Below are entries; copy exactly, and only, the lines from the one containing "Recreate this image" through their final line, leaving out pictures.
§ §
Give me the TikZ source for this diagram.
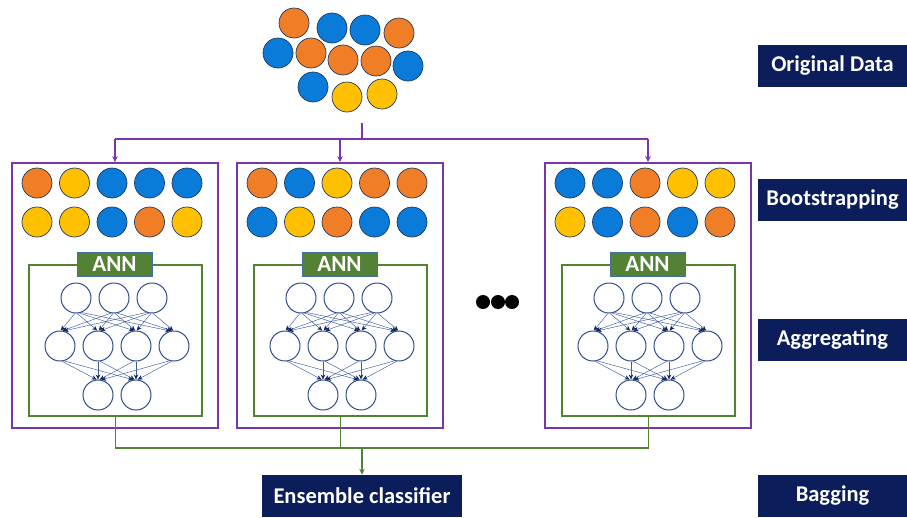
\documentclass[tikz,border=0pt]{standalone}
\usepackage{fontspec}
\setmainfont{Carlito}
\usetikzlibrary{arrows.meta}
\definecolor{cO}{HTML}{F07E26}
\definecolor{cB}{HTML}{0A7BD9}
\definecolor{cY}{HTML}{FFC000}
\definecolor{dotline}{HTML}{1F3864}
\definecolor{navy}{HTML}{0B1D5A}
\definecolor{purp}{HTML}{7A35AA}
\definecolor{grn}{HTML}{548235}
\definecolor{nnblue}{HTML}{2F4D8F}
\definecolor{nnedge}{HTML}{3A5A9A}
\definecolor{nntip}{HTML}{14275E}
\definecolor{annedge}{HTML}{41719C}
\tikzset{
 dot/.style={circle,draw=dotline,line width=0.7pt,minimum size=30pt,inner sep=0pt},
 neuron/.style={circle,draw=nnblue,line width=1pt,fill=white,minimum size=30pt,inner sep=0pt},
 nnarrow/.style={draw=nnedge,line width=0.45pt,-{Stealth[length=5pt,width=4.5pt,color=nntip,fill=nntip]}},
 pbox/.style={draw=purp,line width=1.8pt,minimum width=206pt,minimum height=265pt,inner sep=0pt},
 gbox/.style={draw=grn,line width=1.8pt,minimum width=173pt,minimum height=151pt,inner sep=0pt},
 annlab/.style={fill=grn,draw=annedge,line width=0.6pt,text=white,font=\bfseries\fontsize{23}{23}\selectfont,minimum width=75pt,minimum height=24pt,inner sep=0pt},
 tag/.style={fill=navy,text=white,font=\bfseries\fontsize{22.5}{22.5}\selectfont,minimum width=149pt,minimum height=42pt,inner sep=0pt},
 pline/.style={draw=purp,line width=1.8pt},
 parrow/.style={pline,-{Stealth[length=6pt,width=5.5pt]}},
 gline/.style={draw=grn,line width=1.8pt},
 garrow/.style={gline,-{Stealth[length=6pt,width=5.5pt]}},
 ell/.style={circle,fill=black,minimum size=14pt,inner sep=0pt},
}
\newcommand\drawpanel[4]{%
\begin{scope}[shift={(#2,0)}]
 \node[pbox] (#1box) at (103,295.5) {};
 \foreach \col [count=\i from 0] in {#3} {\node[dot,fill=c\col] (#1r\i) at ({25+37.5*\i},183) {};}
 \foreach \col [count=\i from 0] in {#4} {\node[dot,fill=c\col] (#1s\i) at ({25+37.5*\i},222) {};}
 \node[gbox] (#1nn) at (103.5,340.5) {};
 \node[annlab] (#1ann) at (102.5,264) {ANN};
 \foreach \i in {0,1,2} {\node[neuron] (#1t\i) at ({64+38*\i},298) {};}
 \foreach \i in {0,...,3} {\node[neuron] (#1m\i) at ({48+38*\i},346) {};}
 \foreach \i in {0,1} {\node[neuron] (#1o\i) at ({86+38*\i},395) {};}
 \foreach \i in {0,1,2} {\foreach \j in {0,...,3} {%
   \pgfmathtruncatemacro\sa{270-0.22*(16+38*(\i-\j))}%
   \pgfmathtruncatemacro\ea{90-0.15*(16+38*(\i-\j))}%
   \draw[nnarrow] (#1t\i.\sa) -- (#1m\j.\ea);}}
 \foreach \i in {0,...,3} {\foreach \j in {0,1} {%
   \pgfmathtruncatemacro\sa{270-0.22*(-38+38*(\i-\j))}%
   \pgfmathtruncatemacro\ea{90-0.15*(-38+38*(\i-\j))}%
   \draw[nnarrow] (#1m\i.\sa) -- (#1o\j.\ea);}}
\end{scope}}
\begin{document}
\begin{tikzpicture}[x=1pt,y=-1pt]
\useasboundingbox (0,0) rectangle (907,517);
% original data
\node[dot,fill=cO] (d1) at (294,23) {};
\node[dot,fill=cB] (d2) at (332,28) {};
\node[dot,fill=cB] (d3) at (365,30) {};
\node[dot,fill=cO] (d4) at (399,33) {};
\node[dot,fill=cB] (d5) at (278,53) {};
\node[dot,fill=cO] (d6) at (311,53) {};
\node[dot,fill=cO] (d7) at (343,60) {};
\node[dot,fill=cO] (d8) at (376,61) {};
\node[dot,fill=cB] (d9) at (408,66) {};
\node[dot,fill=cB] (d10) at (313,87) {};
\node[dot,fill=cY] (d11) at (347,97) {};
\node[dot,fill=cY] (d12) at (382,94) {};
% panels
\drawpanel{p1}{12}{O,Y,B,B,B}{Y,Y,B,O,Y}
\drawpanel{p2}{237}{O,B,Y,O,O}{B,Y,O,B,B}
\drawpanel{p3}{545}{B,B,O,Y,Y}{Y,B,O,B,O}
% ellipsis
\node[ell] (e1) at (483,302) {};
\node[ell] (e2) at (498,302) {};
\node[ell] (e3) at (512,302) {};
% purple split
\coordinate (dtop) at (362,123);
\coordinate (split) at (362,139);
\draw[pline] (dtop) -- (split);
\draw[pline] (p1box.north |- split) -- (p3box.north |- split);
\draw[parrow] (p1box.north |- split) -- (p1box.north);
\draw[parrow] (p2box.north |- split) -- (p2box.north);
\draw[parrow] (p3box.north |- split) -- (p3box.north);
% ensemble
\node[tag,minimum width=200pt] (ens) at (362,496) {Ensemble classifier};
\coordinate (gj) at (362,448);
\draw[gline] (p1nn.south) -- (p1nn.south |- gj) -- (p3nn.south |- gj) -- (p3nn.south);
\draw[gline] (p2nn.south) -- (p2nn.south |- gj);
\draw[garrow] (gj) -- (ens);
% side tags
\node[tag] (t1) at (832.5,66) {Original Data};
\node[tag] (t2) at (832.5,200) {Bootstrapping};
\node[tag] (t3) at (832.5,339.5) {Aggregating};
\node[tag] (t4) at (832.5,495.5) {Bagging};
\end{tikzpicture}
\end{document}
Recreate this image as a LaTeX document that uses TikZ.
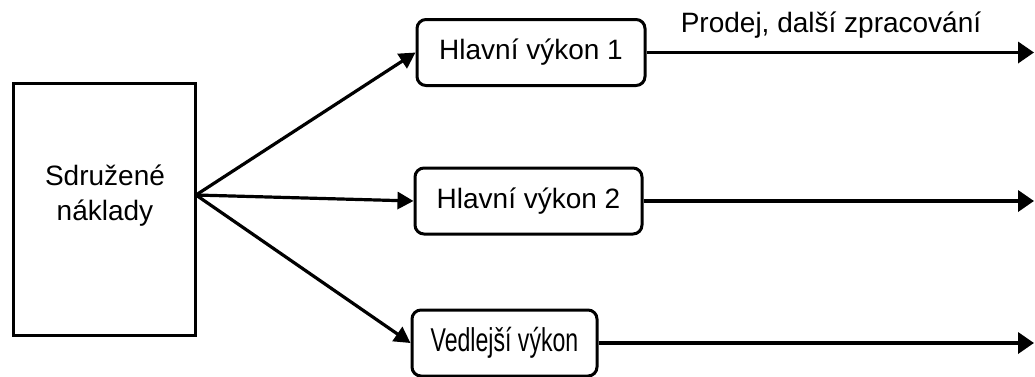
\documentclass[tikz,border=0pt]{standalone}
\usepackage{fontspec}
\setmainfont{Liberation Sans}
\usetikzlibrary{arrows.meta}
\begin{document}
\begin{tikzpicture}[x=1pt,y=-1pt,
  every node/.style={font=\fontsize{28}{35}\selectfont},
  bigbox/.style={draw,line width=3pt,minimum width=182pt,minimum height=252pt,inner sep=0pt},
  perfbox/.style={draw,line width=3pt,rounded corners=9pt,minimum height=66pt,inner sep=0pt},
  flow/.style={line width=3.2pt,-{Triangle[length=16pt,width=17pt]}},
  outflow/.style={line width=3.6pt,-{Triangle[length=16pt,width=21pt]}}]
\useasboundingbox (0,0) rectangle (1035,376);
\node[bigbox] (S) at (104,209) {};
\node[align=center] (St) at (105,196) {Sdružené\\náklady};
\coordinate (o) at (196,195);
\node[perfbox,minimum width=228pt] (H1) at (531,52.5) {Hlavní výkon 1};
\node[perfbox,minimum width=227pt] (H2) at (528.5,201) {Hlavní výkon 2};
\node[perfbox,minimum width=185pt,font=\fontsize{33}{40}\selectfont] (V) at (504.5,343) {\scalebox{0.7}[1]{Vedlejší výkon}};
\coordinate (e1) at (1034,52.5);
\coordinate (e2) at (1034,201);
\coordinate (e3) at (1034,343);
\draw[flow] (o) -- (H1.west);
\draw[flow] (o) -- (H2.west);
\draw[flow] (o) -- (V.west);
\draw[outflow] (H1.east) -- (e1);
\draw[outflow] (H2.east) -- (e2);
\draw[outflow] (V.east) -- (e3);
\node (L) at (831,25) {Prodej, další zpracování};
\end{tikzpicture}
\end{document}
§ §
* RESULT FOR THIS EXERCISE *
Recreate this image as a LaTeX document that uses TikZ.
\documentclass[tikz,border=0pt]{standalone}
\usepackage{fontspec}
\setmainfont{Liberation Sans}
\usetikzlibrary{arrows.meta}
\begin{document}
\begin{tikzpicture}[x=1pt,y=-1pt,
  every node/.style={font=\fontsize{28}{35}\selectfont},
  bigbox/.style={draw,line width=3pt,minimum width=182pt,minimum height=252pt,inner sep=0pt},
  perfbox/.style={draw,line width=3pt,rounded corners=9pt,minimum height=66pt,inner sep=0pt},
  flow/.style={line width=3.2pt,-{Triangle[length=16pt,width=17pt]}},
  outflow/.style={line width=3.6pt,-{Triangle[length=16pt,width=21pt]}}]
\useasboundingbox (0,0) rectangle (1035,376);
\node[bigbox] (S) at (104,209) {};
\node[align=center] (St) at (105,196) {Sdružené\\náklady};
\coordinate (o) at (196,195);
\node[perfbox,minimum width=228pt] (H1) at (531,52.5) {Hlavní výkon 1};
\node[perfbox,minimum width=227pt] (H2) at (528.5,201) {Hlavní výkon 2};
\node[perfbox,minimum width=185pt,font=\fontsize{33}{40}\selectfont] (V) at (504.5,343) {\scalebox{0.7}[1]{Vedlejší výkon}};
\coordinate (e1) at (1034,52.5);
\coordinate (e2) at (1034,201);
\coordinate (e3) at (1034,343);
\draw[flow] (o) -- (H1.west);
\draw[flow] (o) -- (H2.west);
\draw[flow] (o) -- (V.west);
\draw[outflow] (H1.east) -- (e1);
\draw[outflow] (H2.east) -- (e2);
\draw[outflow] (V.east) -- (e3);
\node (L) at (831,25) {Prodej, další zpracování};
\end{tikzpicture}
\end{document}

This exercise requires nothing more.